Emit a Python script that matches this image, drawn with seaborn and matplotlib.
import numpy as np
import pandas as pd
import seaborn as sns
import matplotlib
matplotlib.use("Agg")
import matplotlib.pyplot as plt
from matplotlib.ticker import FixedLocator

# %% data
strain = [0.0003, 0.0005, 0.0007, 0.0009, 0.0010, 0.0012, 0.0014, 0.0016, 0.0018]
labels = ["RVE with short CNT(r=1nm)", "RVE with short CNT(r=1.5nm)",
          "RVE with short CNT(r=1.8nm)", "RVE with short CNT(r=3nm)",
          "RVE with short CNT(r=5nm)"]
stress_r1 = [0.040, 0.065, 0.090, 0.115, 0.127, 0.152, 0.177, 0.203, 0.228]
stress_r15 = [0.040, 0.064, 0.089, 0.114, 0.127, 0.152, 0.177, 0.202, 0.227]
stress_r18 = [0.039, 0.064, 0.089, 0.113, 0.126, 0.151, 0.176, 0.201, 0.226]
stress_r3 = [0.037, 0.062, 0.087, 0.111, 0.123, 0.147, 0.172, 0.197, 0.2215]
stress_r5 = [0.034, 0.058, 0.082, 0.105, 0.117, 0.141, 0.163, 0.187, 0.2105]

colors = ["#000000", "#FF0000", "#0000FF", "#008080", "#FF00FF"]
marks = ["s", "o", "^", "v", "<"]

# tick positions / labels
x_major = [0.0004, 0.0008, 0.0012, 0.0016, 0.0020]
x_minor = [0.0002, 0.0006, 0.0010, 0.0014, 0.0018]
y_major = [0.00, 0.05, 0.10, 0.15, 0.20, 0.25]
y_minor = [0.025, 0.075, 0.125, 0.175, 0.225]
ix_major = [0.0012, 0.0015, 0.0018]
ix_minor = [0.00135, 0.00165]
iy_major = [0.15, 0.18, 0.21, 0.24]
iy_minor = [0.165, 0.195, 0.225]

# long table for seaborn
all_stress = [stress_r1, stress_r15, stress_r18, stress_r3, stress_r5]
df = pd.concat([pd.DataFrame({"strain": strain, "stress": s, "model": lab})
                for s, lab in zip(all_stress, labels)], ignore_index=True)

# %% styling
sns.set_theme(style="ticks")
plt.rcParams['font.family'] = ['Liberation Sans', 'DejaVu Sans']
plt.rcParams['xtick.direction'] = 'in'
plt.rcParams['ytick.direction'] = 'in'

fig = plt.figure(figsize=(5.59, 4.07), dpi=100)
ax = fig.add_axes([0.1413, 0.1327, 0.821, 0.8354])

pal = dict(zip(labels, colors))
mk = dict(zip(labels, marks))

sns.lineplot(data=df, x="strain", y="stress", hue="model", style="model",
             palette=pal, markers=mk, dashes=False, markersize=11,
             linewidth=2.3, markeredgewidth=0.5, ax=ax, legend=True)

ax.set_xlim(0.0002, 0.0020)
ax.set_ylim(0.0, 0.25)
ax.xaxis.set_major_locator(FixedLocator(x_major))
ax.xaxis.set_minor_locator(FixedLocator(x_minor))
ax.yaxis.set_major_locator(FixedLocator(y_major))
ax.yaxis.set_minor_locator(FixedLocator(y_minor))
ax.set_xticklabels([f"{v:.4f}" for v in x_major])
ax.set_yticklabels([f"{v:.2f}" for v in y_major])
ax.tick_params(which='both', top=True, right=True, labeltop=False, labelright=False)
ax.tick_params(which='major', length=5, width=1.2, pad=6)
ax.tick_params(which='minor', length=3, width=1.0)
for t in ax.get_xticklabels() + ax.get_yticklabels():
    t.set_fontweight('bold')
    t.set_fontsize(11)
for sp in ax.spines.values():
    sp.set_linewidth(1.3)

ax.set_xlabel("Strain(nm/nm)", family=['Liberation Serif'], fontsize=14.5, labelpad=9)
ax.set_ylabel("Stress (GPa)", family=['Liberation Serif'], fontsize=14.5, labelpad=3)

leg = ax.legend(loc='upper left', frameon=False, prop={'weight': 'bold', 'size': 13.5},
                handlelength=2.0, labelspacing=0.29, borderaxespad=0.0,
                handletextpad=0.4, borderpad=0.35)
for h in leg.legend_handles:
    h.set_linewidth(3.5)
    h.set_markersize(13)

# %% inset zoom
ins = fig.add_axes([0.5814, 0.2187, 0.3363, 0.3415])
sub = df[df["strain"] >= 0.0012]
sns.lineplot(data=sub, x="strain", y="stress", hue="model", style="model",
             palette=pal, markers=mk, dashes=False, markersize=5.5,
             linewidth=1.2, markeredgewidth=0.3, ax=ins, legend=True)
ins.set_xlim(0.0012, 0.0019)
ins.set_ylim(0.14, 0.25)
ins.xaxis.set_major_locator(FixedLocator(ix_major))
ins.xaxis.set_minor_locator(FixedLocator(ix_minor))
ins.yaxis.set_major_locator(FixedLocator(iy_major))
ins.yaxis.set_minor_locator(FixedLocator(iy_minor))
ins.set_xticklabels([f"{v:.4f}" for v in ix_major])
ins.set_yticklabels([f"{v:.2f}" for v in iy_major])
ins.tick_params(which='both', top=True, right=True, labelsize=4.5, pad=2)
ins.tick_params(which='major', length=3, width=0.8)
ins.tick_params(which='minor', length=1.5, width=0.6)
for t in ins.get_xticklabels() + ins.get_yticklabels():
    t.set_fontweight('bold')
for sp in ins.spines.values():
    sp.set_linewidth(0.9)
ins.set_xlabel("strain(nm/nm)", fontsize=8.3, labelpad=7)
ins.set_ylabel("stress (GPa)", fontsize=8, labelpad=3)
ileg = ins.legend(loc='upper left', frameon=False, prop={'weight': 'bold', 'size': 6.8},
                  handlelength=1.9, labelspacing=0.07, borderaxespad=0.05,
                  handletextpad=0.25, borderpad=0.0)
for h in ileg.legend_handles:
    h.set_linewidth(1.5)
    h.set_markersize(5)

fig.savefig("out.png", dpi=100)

--

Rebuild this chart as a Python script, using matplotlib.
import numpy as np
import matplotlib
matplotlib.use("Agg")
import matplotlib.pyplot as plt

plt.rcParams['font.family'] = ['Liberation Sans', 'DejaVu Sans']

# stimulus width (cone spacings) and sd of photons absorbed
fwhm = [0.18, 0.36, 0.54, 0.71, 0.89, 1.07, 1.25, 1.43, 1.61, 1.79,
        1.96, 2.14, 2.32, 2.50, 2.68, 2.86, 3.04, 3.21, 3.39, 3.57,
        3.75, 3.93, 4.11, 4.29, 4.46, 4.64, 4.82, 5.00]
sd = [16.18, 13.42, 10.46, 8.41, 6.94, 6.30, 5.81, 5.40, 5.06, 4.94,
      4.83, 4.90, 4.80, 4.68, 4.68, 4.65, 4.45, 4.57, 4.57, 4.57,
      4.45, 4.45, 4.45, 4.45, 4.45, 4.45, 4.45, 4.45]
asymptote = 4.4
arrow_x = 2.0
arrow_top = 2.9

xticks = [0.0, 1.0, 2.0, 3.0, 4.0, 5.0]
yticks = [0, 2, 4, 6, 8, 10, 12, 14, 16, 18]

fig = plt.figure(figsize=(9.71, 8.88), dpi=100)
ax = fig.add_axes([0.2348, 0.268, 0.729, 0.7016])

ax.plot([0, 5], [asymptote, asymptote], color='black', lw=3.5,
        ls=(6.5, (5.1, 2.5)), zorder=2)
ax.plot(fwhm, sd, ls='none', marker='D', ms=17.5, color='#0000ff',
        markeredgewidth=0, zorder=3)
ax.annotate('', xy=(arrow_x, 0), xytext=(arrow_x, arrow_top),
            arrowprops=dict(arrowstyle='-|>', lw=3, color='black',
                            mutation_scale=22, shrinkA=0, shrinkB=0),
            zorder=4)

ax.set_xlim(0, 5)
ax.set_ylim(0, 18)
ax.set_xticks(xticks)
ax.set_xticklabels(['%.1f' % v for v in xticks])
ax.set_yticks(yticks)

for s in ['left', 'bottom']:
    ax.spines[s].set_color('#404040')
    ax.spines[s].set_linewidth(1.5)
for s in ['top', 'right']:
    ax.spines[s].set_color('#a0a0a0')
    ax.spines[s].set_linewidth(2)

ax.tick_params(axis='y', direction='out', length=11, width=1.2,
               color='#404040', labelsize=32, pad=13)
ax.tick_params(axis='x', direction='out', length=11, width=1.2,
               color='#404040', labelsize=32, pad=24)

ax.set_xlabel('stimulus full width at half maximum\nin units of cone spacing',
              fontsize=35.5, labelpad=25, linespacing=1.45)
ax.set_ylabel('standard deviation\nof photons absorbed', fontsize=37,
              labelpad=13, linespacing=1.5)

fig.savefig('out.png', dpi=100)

...

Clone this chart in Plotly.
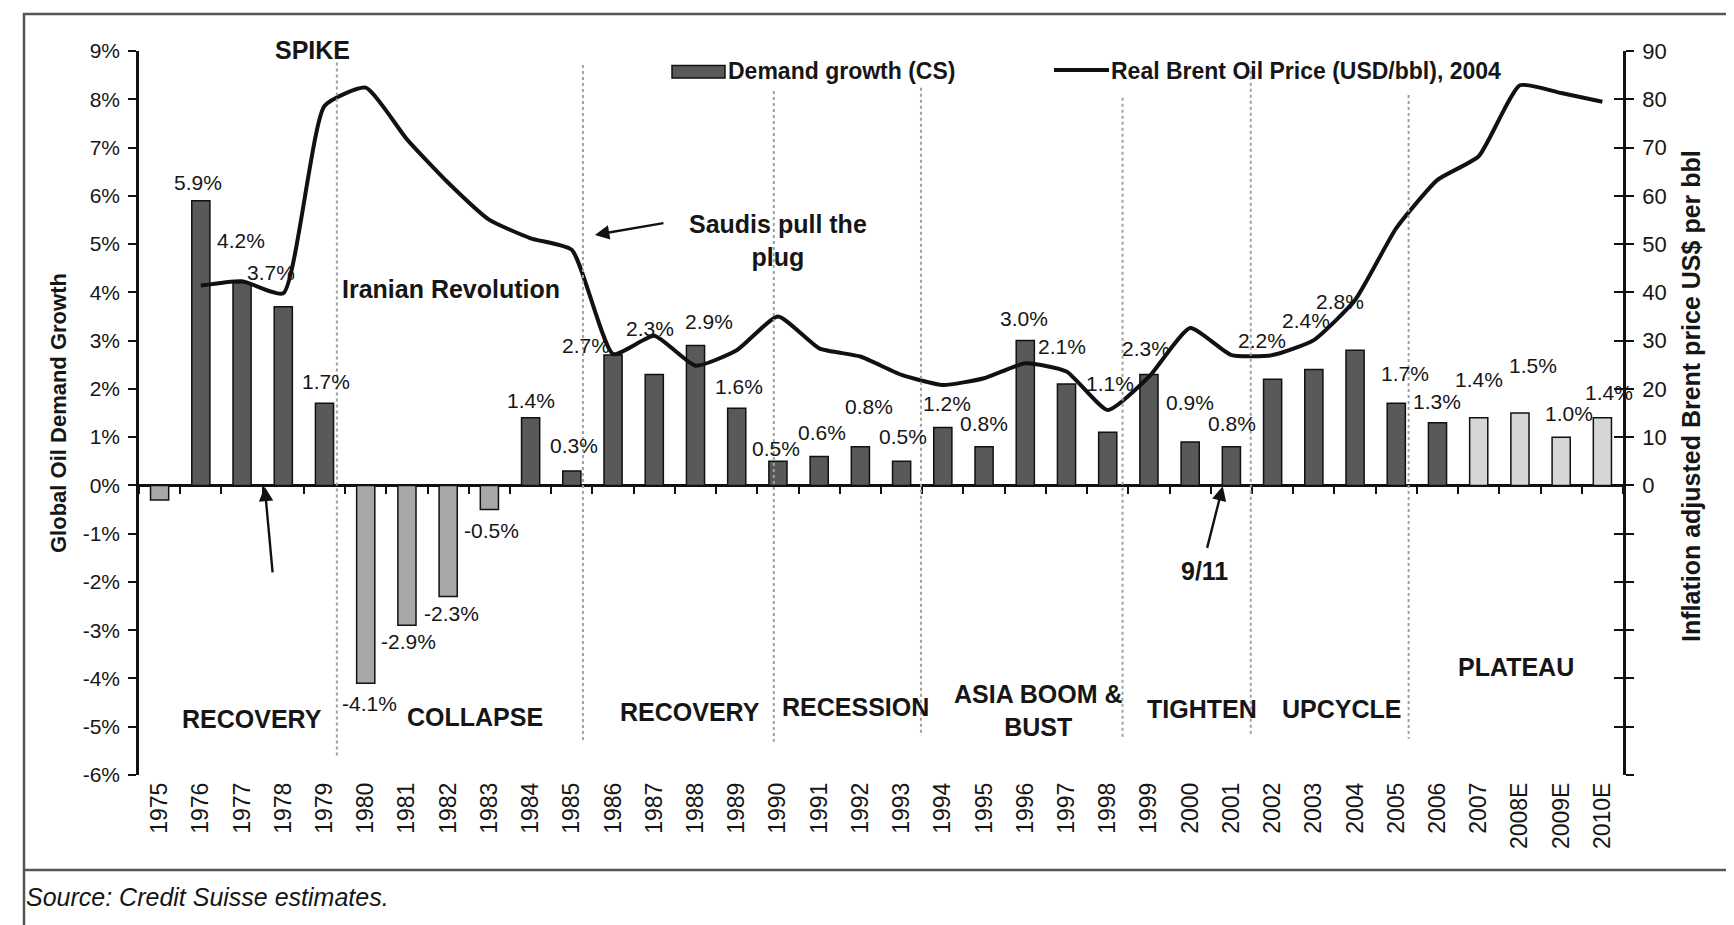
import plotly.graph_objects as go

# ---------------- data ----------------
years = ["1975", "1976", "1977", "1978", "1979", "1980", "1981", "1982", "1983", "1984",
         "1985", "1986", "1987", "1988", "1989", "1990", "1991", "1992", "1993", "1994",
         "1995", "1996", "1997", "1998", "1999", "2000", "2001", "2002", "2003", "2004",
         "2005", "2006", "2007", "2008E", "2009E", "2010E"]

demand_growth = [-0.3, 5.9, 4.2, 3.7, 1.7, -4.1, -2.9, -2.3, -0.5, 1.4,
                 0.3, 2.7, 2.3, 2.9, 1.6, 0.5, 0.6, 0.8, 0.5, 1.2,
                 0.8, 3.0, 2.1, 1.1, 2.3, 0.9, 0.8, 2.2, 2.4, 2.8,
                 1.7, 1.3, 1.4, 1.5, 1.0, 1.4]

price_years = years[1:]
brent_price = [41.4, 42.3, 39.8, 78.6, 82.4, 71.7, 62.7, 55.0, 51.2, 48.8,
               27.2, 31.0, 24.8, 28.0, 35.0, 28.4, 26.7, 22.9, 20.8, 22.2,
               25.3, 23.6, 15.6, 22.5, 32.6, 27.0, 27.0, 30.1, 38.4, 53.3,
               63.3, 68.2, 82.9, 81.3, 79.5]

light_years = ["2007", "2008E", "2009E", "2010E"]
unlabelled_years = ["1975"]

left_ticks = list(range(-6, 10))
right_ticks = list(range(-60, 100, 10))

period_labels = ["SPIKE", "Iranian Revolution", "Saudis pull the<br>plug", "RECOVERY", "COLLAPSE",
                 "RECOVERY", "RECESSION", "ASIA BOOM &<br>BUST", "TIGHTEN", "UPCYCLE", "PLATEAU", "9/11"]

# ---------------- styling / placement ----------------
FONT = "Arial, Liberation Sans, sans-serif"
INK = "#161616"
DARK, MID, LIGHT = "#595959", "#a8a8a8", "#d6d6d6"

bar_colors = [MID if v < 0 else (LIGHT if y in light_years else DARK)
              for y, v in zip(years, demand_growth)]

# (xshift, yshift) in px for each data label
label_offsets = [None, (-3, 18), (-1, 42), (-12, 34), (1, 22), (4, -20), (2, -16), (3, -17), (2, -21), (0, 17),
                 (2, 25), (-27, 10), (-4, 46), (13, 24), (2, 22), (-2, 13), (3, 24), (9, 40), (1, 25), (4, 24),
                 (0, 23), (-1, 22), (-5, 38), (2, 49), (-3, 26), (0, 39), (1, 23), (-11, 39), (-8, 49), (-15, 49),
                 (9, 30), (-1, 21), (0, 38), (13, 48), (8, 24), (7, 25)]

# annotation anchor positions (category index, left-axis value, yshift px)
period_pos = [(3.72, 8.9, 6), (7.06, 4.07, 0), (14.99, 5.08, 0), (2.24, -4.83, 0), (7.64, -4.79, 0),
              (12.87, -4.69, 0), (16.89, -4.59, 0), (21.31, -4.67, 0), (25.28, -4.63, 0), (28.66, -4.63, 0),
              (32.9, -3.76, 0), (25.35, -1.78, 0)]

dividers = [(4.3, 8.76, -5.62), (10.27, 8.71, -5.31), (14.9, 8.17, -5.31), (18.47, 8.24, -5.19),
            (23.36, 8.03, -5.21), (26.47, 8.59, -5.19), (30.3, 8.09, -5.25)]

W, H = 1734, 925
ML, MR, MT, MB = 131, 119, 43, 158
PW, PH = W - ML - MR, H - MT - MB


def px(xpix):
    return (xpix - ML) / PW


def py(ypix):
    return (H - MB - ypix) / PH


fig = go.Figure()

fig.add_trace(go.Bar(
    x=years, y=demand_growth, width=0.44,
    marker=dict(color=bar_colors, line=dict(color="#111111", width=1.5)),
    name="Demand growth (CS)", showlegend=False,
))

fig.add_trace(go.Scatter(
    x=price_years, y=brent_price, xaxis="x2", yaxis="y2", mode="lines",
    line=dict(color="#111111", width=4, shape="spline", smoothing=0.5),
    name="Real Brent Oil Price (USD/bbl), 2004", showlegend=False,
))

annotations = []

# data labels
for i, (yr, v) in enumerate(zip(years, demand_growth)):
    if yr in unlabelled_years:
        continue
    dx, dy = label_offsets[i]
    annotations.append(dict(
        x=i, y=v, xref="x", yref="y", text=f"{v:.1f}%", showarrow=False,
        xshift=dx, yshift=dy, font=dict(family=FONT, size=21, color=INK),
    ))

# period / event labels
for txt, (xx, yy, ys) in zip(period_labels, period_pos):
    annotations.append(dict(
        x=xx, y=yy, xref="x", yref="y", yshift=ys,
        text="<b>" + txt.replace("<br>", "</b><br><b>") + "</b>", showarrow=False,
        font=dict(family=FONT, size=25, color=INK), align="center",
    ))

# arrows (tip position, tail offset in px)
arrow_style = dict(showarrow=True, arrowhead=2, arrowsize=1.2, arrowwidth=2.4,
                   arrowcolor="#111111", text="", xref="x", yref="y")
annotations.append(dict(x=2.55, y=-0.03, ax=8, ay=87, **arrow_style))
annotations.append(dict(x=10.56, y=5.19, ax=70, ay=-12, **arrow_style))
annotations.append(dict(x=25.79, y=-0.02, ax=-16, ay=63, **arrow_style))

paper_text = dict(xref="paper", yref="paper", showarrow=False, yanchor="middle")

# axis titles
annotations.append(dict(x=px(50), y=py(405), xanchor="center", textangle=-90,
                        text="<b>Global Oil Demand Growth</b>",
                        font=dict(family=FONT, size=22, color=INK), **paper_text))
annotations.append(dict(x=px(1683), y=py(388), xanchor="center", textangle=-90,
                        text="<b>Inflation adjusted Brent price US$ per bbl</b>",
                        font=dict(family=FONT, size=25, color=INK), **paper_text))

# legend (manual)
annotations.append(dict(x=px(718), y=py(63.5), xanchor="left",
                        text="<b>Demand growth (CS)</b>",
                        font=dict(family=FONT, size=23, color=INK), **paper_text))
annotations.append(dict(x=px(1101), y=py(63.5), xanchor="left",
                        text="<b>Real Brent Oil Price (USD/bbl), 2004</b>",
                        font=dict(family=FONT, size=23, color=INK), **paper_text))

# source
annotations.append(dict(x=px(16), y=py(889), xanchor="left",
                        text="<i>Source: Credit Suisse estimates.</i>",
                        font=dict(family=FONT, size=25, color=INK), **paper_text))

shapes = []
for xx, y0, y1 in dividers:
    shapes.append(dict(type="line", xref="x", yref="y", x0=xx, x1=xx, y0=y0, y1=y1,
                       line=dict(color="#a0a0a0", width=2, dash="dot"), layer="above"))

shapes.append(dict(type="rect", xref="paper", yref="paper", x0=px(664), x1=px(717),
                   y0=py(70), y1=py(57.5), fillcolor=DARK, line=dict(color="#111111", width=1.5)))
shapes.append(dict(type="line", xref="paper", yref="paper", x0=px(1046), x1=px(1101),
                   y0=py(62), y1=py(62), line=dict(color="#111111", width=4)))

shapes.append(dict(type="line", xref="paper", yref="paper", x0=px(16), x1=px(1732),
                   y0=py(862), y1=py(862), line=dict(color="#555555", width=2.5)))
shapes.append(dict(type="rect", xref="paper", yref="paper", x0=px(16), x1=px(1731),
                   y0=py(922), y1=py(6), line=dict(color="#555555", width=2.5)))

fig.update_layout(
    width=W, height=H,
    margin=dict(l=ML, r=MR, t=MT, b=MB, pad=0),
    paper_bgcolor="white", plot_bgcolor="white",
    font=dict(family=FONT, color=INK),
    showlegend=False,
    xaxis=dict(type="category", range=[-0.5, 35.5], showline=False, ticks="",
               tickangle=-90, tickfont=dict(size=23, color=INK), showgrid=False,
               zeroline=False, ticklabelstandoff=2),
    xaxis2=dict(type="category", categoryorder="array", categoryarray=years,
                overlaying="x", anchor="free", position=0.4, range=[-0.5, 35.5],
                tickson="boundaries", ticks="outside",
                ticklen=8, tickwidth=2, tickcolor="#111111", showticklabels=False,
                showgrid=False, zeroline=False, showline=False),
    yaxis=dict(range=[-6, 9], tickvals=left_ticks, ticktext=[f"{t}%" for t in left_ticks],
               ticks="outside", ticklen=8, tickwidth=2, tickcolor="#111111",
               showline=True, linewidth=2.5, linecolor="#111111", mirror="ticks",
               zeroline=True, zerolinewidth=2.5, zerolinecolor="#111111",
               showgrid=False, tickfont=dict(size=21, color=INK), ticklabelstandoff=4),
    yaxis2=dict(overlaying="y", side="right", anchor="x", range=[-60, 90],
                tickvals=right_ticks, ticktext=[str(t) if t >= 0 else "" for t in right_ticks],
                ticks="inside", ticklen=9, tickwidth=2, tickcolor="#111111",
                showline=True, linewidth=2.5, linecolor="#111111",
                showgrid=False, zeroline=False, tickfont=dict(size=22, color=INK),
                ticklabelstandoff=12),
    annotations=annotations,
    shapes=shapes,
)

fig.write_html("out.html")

(Written task): Quote the data above from the line containing "Emit a Python" to the line containing "mk = dict(zip(labels, marks))", inclusive, and stop.

(Task response):
Emit a Python script that matches this image, drawn with seaborn and matplotlib.
import numpy as np
import pandas as pd
import seaborn as sns
import matplotlib
matplotlib.use("Agg")
import matplotlib.pyplot as plt
from matplotlib.ticker import FixedLocator

# %% data
strain = [0.0003, 0.0005, 0.0007, 0.0009, 0.0010, 0.0012, 0.0014, 0.0016, 0.0018]
labels = ["RVE with short CNT(r=1nm)", "RVE with short CNT(r=1.5nm)",
          "RVE with short CNT(r=1.8nm)", "RVE with short CNT(r=3nm)",
          "RVE with short CNT(r=5nm)"]
stress_r1 = [0.040, 0.065, 0.090, 0.115, 0.127, 0.152, 0.177, 0.203, 0.228]
stress_r15 = [0.040, 0.064, 0.089, 0.114, 0.127, 0.152, 0.177, 0.202, 0.227]
stress_r18 = [0.039, 0.064, 0.089, 0.113, 0.126, 0.151, 0.176, 0.201, 0.226]
stress_r3 = [0.037, 0.062, 0.087, 0.111, 0.123, 0.147, 0.172, 0.197, 0.2215]
stress_r5 = [0.034, 0.058, 0.082, 0.105, 0.117, 0.141, 0.163, 0.187, 0.2105]

colors = ["#000000", "#FF0000", "#0000FF", "#008080", "#FF00FF"]
marks = ["s", "o", "^", "v", "<"]

# tick positions / labels
x_major = [0.0004, 0.0008, 0.0012, 0.0016, 0.0020]
x_minor = [0.0002, 0.0006, 0.0010, 0.0014, 0.0018]
y_major = [0.00, 0.05, 0.10, 0.15, 0.20, 0.25]
y_minor = [0.025, 0.075, 0.125, 0.175, 0.225]
ix_major = [0.0012, 0.0015, 0.0018]
ix_minor = [0.00135, 0.00165]
iy_major = [0.15, 0.18, 0.21, 0.24]
iy_minor = [0.165, 0.195, 0.225]

# long table for seaborn
all_stress = [stress_r1, stress_r15, stress_r18, stress_r3, stress_r5]
df = pd.concat([pd.DataFrame({"strain": strain, "stress": s, "model": lab})
                for s, lab in zip(all_stress, labels)], ignore_index=True)

# %% styling
sns.set_theme(style="ticks")
plt.rcParams['font.family'] = ['Liberation Sans', 'DejaVu Sans']
plt.rcParams['xtick.direction'] = 'in'
plt.rcParams['ytick.direction'] = 'in'

fig = plt.figure(figsize=(5.59, 4.07), dpi=100)
ax = fig.add_axes([0.1413, 0.1327, 0.821, 0.8354])

pal = dict(zip(labels, colors))
mk = dict(zip(labels, marks))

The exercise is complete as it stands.